Umezu Kazutoki—Saxes and Bass Clarinet

Kido Natsuki—Electric Guitar

Hayakawa Takeharu—Electric Bass

Joe Trump—Drums, Percussion

The Kiki band is its own creature. Drawn from heavy metal guitar, middle-eastern melodies, four-limbed drumming and a rollicking fat bass, the quartet rocks, swings, jams, and explodes. This is cathartic music, with a constant series of unpredictable climaxes and unending curves in musical direction. Fans of past Kiki band recordings will find plenty to love here.

The opening tune "Squirrelly Dragon" moves through a series of musical episodes with energy and brashness. It's a great tune that draws you in and demands your attention with loudness, no matter what volume you have your player set at. The second tune, "Monkey Mash," takes off with a nimble guitar line and wide-open sax playing, which converge and depart and flee into interesting spaces. Drummer Trump gets in some full-on rock-style drumming in here and everyone blasts away at their chosen instruments without restraint.

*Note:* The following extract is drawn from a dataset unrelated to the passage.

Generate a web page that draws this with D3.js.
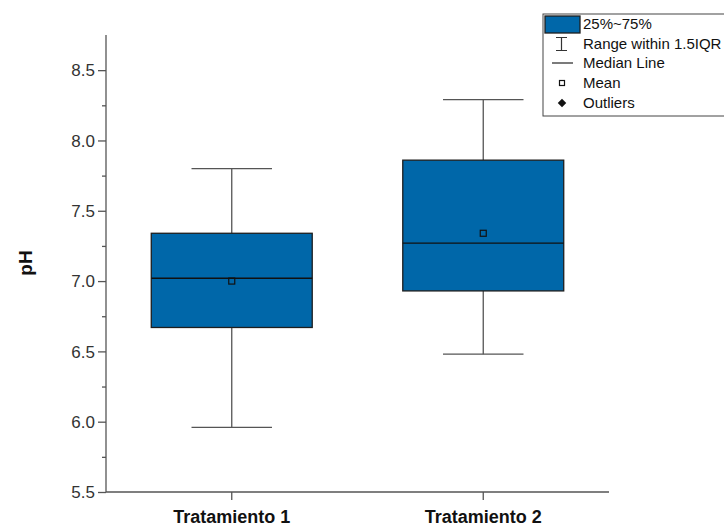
<!DOCTYPE html>
<html>
<head>
<meta charset="utf-8">
<script src="https://cdn.jsdelivr.net/npm/d3@7"></script>
<style>
  html, body { margin: 0; padding: 0; background: #fff; }
  svg { display: block; font-family: Arial, "Liberation Sans", sans-serif; }
</style>
</head>
<body>
<svg id="chart" width="724" height="527"></svg>
<script>
// pH per treatment: box-plot summary statistics
const categories = ["Tratamiento 1", "Tratamiento 2"];
const whiskerLow = [5.96, 6.48];
const q1 = [6.67, 6.93];
const median = [7.02, 7.27];
const q3 = [7.34, 7.86];
const whiskerHigh = [7.80, 8.29];
const means = [7.00, 7.34];
const yTicks = [5.5, 6.0, 6.5, 7.0, 7.5, 8.0, 8.5];
const yMinorTicks = [5.75, 6.25, 6.75, 7.25, 7.75, 8.25];
const legendLabels = ["25%~75%", "Range within 1.5IQR", "Median Line", "Mean", "Outliers"];

const boxFill = "#0067A9";
const axisColor = "#555";

const svg = d3.select("#chart");
const plotLeft = 106, plotRight = 609, plotTop = 35, plotBottom = 492;

const x = d3.scaleBand().domain(categories).range([plotLeft, plotRight]).paddingInner(0).paddingOuter(0);
const y = d3.scaleLinear().domain([5.5, 8.75]).range([plotBottom, plotTop]);

const boxW = x.bandwidth() * 0.64;
const capW = boxW / 2;

const data = categories.map((c, i) => ({
  c, lo: whiskerLow[i], q1: q1[i], med: median[i], q3: q3[i], hi: whiskerHigh[i], mean: means[i]
}));

const g = svg.append("g");
const cx = d => x(d.c) + x.bandwidth() / 2;

const box = g.selectAll("g.box").data(data).join("g").attr("class", "box");

// whisker stems
box.append("line")
  .attr("x1", cx).attr("x2", cx)
  .attr("y1", d => y(d.hi)).attr("y2", d => y(d.q3))
  .attr("stroke", axisColor).attr("stroke-width", 1.3);
box.append("line")
  .attr("x1", cx).attr("x2", cx)
  .attr("y1", d => y(d.q1)).attr("y2", d => y(d.lo))
  .attr("stroke", axisColor).attr("stroke-width", 1.3);
// whisker caps
box.append("line")
  .attr("x1", d => cx(d) - capW / 2).attr("x2", d => cx(d) + capW / 2)
  .attr("y1", d => y(d.hi)).attr("y2", d => y(d.hi))
  .attr("stroke", axisColor).attr("stroke-width", 1.3);
box.append("line")
  .attr("x1", d => cx(d) - capW / 2).attr("x2", d => cx(d) + capW / 2)
  .attr("y1", d => y(d.lo)).attr("y2", d => y(d.lo))
  .attr("stroke", axisColor).attr("stroke-width", 1.3);
// IQR box
box.append("rect")
  .attr("x", d => cx(d) - boxW / 2)
  .attr("width", boxW)
  .attr("y", d => y(d.q3))
  .attr("height", d => y(d.q1) - y(d.q3))
  .attr("fill", boxFill)
  .attr("stroke", "#1e1e1e").attr("stroke-width", 1.3);
// median
box.append("line")
  .attr("x1", d => cx(d) - boxW / 2).attr("x2", d => cx(d) + boxW / 2)
  .attr("y1", d => y(d.med)).attr("y2", d => y(d.med))
  .attr("stroke", "#111").attr("stroke-width", 1.3);
// mean marker
box.append("rect")
  .attr("x", d => cx(d) - 3).attr("y", d => y(d.mean) - 3)
  .attr("width", 6).attr("height", 6)
  .attr("fill", "none").attr("stroke", "#111").attr("stroke-width", 1.2);

// Y axis
const yAxis = d3.axisLeft(y).tickValues(yTicks).tickFormat(d3.format(".1f")).tickSize(8).tickPadding(3);
const ya = svg.append("g").attr("transform", `translate(${plotLeft},0)`).call(yAxis);
ya.select(".domain").attr("stroke", axisColor).attr("stroke-width", 1.3).attr("d", `M0,${plotTop}V${plotBottom}`);
ya.selectAll(".tick line").attr("stroke", axisColor).attr("stroke-width", 1.3);
ya.selectAll(".tick text").attr("font-size", 17).attr("fill", "#333").attr("dy", "0.34em")
  .attr("font-family", "Arial, 'Liberation Sans', sans-serif");
svg.append("g").attr("transform", `translate(${plotLeft},0)`)
  .call(d3.axisLeft(y).tickValues(yMinorTicks).tickSize(4).tickFormat(""))
  .call(s => s.select(".domain").remove())
  .selectAll(".tick line").attr("stroke", axisColor).attr("stroke-width", 1.3);

// X axis
const xAxis = d3.axisBottom(x).tickSize(8).tickPadding(10);
const xa = svg.append("g").attr("transform", `translate(0,${plotBottom})`).call(xAxis);
xa.select(".domain").attr("stroke", axisColor).attr("stroke-width", 1.3).attr("d", `M${plotLeft},0H${plotRight}`);
xa.selectAll(".tick line").attr("stroke", axisColor).attr("stroke-width", 1.3);
xa.selectAll(".tick text").attr("font-size", 18).attr("font-weight", "bold").attr("fill", "#111")
  .attr("font-family", "Arial, 'Liberation Sans', sans-serif");

// Y title
svg.append("text")
  .attr("transform", `translate(32,263) rotate(-90)`)
  .attr("text-anchor", "middle")
  .attr("font-size", 19).attr("font-weight", "bold").attr("fill", "#111")
  .text("pH");

// Legend
const lg = svg.append("g").attr("transform", "translate(543,14)");
lg.append("rect").attr("x", 0).attr("y", 0).attr("width", 200).attr("height", 102)
  .attr("fill", "#fff").attr("stroke", "#444").attr("stroke-width", 1);
const rowY = [10, 30, 49, 69, 89];
lg.selectAll("text.lab").data(legendLabels).join("text").attr("class", "lab")
  .attr("x", 40).attr("y", (d, i) => rowY[i]).attr("dy", "0.35em")
  .attr("font-size", 15).attr("fill", "#111").text(d => d);
// swatch
lg.append("rect").attr("x", 2).attr("y", 2).attr("width", 35).attr("height", 17)
  .attr("fill", boxFill).attr("stroke", "#1e1e1e").attr("stroke-width", 1.3);
// range glyph
const ry = rowY[1];
lg.append("path").attr("d", `M18.5,${ry - 6.5}V${ry + 6.5}M13,${ry - 6.5}H24M13,${ry + 6.5}H24`)
  .attr("fill", "none").attr("stroke", "#333").attr("stroke-width", 1.2);
// median glyph
lg.append("line").attr("x1", 9).attr("x2", 30).attr("y1", rowY[2]).attr("y2", rowY[2])
  .attr("stroke", "#222").attr("stroke-width", 1.2);
// mean glyph
lg.append("rect").attr("x", 16.5).attr("y", rowY[3] - 2.5).attr("width", 5).attr("height", 5)
  .attr("fill", "none").attr("stroke", "#111").attr("stroke-width", 1.2);
// outlier glyph
lg.append("rect").attr("x", -3).attr("y", -3).attr("width", 6).attr("height", 6)
  .attr("transform", `translate(19,${rowY[4]}) rotate(45)`)
  .attr("fill", "#111");
</script>
</body>
</html>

"The beginning was failed" slows down for a bit, and everyone relaxes into a meditative piece that builds to anthem-like proportions. Its sparse lyricism and heartfelt minimal approach are like a beautiful break in the middle of the song list. Yet, the hanging on certain notes and care with delivery come out clearly.

"Viva Chuo-line Jazz" picks the pace back up for a full-on blast of the energy that pours out of Chuo line clubs nightly. Everyone's clearly into this tune and the pace hardly slows for a breath. "Dowser" gives moment of reprieve, before "A fort of Zanzibal" takes on a swirling Mediterranean melody by Umezu to close out the CD.

There may be no brand-new directions from the Kiki band here compared to past CDs, but there doesn't need to be. It's more of a very, very good thing.